## Begin Collected material
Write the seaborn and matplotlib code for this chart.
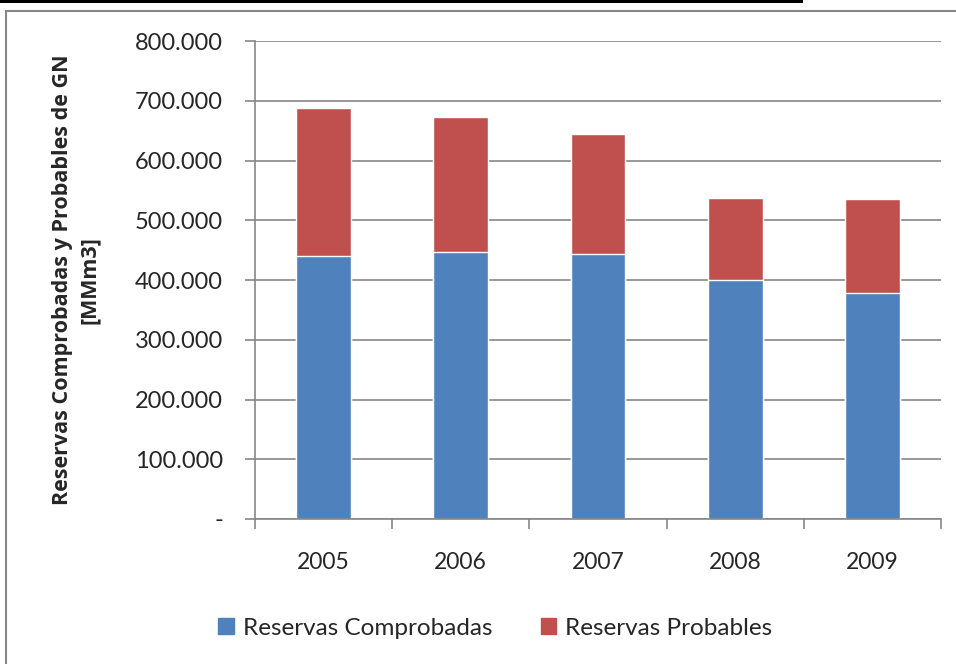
import pandas as pd
import matplotlib.pyplot as plt
import matplotlib.ticker as mticker
from matplotlib.patches import Rectangle, Patch
import seaborn as sns

# Datos (miles de MMm3)
anios = ["2005", "2006", "2007", "2008", "2009"]
comprobadas = [440000, 447000, 443000, 400000, 379000]
probables = [248000, 226000, 201000, 138000, 156000]

df = pd.DataFrame({"Anio": anios, "Comprobadas": comprobadas, "Probables": probables})
df["Total"] = df["Comprobadas"] + df["Probables"]

sns.set_style("white")
plt.rcParams["font.family"] = ["Lato", "DejaVu Sans"]

azul = "#4f81bd"
rojo = "#c0504d"
gris = "#868686"

fig = plt.figure(figsize=(9.56, 6.64), dpi=100)
ax = fig.add_axes([0.2667, 0.2184, 0.7176, 0.7196])

# barras apiladas: total (rojo) y comprobadas (azul) encima
sns.barplot(data=df, x="Anio", y="Total", color=rojo, width=0.4, saturation=1, ax=ax)
sns.barplot(data=df, x="Anio", y="Comprobadas", color=azul, width=0.4, saturation=1, ax=ax)

ax.set_xlim(-0.5, 4.5)
ax.set_ylim(0, 800000)
ax.yaxis.set_major_locator(mticker.MultipleLocator(100000))
ax.yaxis.set_major_formatter(mticker.FuncFormatter(
    lambda v, p: "-" if v == 0 else f"{int(v):,}".replace(",", ".")))
ax.grid(axis="y", color=gris, linewidth=1.2)
ax.set_axisbelow(True)

for s in ["top", "right"]:
    ax.spines[s].set_visible(False)
for s in ["left", "bottom"]:
    ax.spines[s].set_color(gris)
    ax.spines[s].set_linewidth(1.2)

ax.set_xticks(range(5))
ax.set_xticks([-0.5, 0.5, 1.5, 2.5, 3.5, 4.5], minor=True)
ax.tick_params(axis="x", which="major", bottom=True, length=0, labelsize=16.5, pad=24)
ax.tick_params(axis="x", which="minor", bottom=True, length=7, color=gris, width=1.2,
               direction="out")
ax.tick_params(axis="y", left=True, length=7, color=gris, width=1.2, direction="out",
               labelsize=17, pad=16)

ax.set_xlabel("")
ax.set_ylabel("Reservas Comprobadas y Probables de GN\n[MMm3]", fontsize=15.5,
              fontweight="bold", family=["Open Sans", "DejaVu Sans"], labelpad=25,
              linespacing=1.4)

# leyenda abajo
handles = [Patch(color=azul, label="Reservas Comprobadas"),
           Patch(color=rojo, label="Reservas Probables")]
fig.legend(handles=handles, loc="center", bbox_to_anchor=(0.518, 0.054), ncol=2,
           frameon=False, fontsize=17.5, handlelength=0.65, handleheight=0.65,
           columnspacing=2.0, handletextpad=0.35)

# marco del grafico y barra negra superior
fig.patches.append(Rectangle((0.006, -0.01), 1.1, 0.994, transform=fig.transFigure,
                             fill=False, edgecolor=gris, linewidth=1.5))
fig.patches.append(Rectangle((0, 0.995), 0.84, 0.01, transform=fig.transFigure,
                             facecolor="black", edgecolor="none"))

fig.savefig("out.png", dpi=100)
## End Collected material
Skip the pictures and restate exactly the lines from the beginning of the listing to the line with "probables = [248000, 226000, 201000, 138000, 156000]", that line included.

Write the seaborn and matplotlib code for this chart.
import pandas as pd
import matplotlib.pyplot as plt
import matplotlib.ticker as mticker
from matplotlib.patches import Rectangle, Patch
import seaborn as sns

# Datos (miles de MMm3)
anios = ["2005", "2006", "2007", "2008", "2009"]
comprobadas = [440000, 447000, 443000, 400000, 379000]
probables = [248000, 226000, 201000, 138000, 156000]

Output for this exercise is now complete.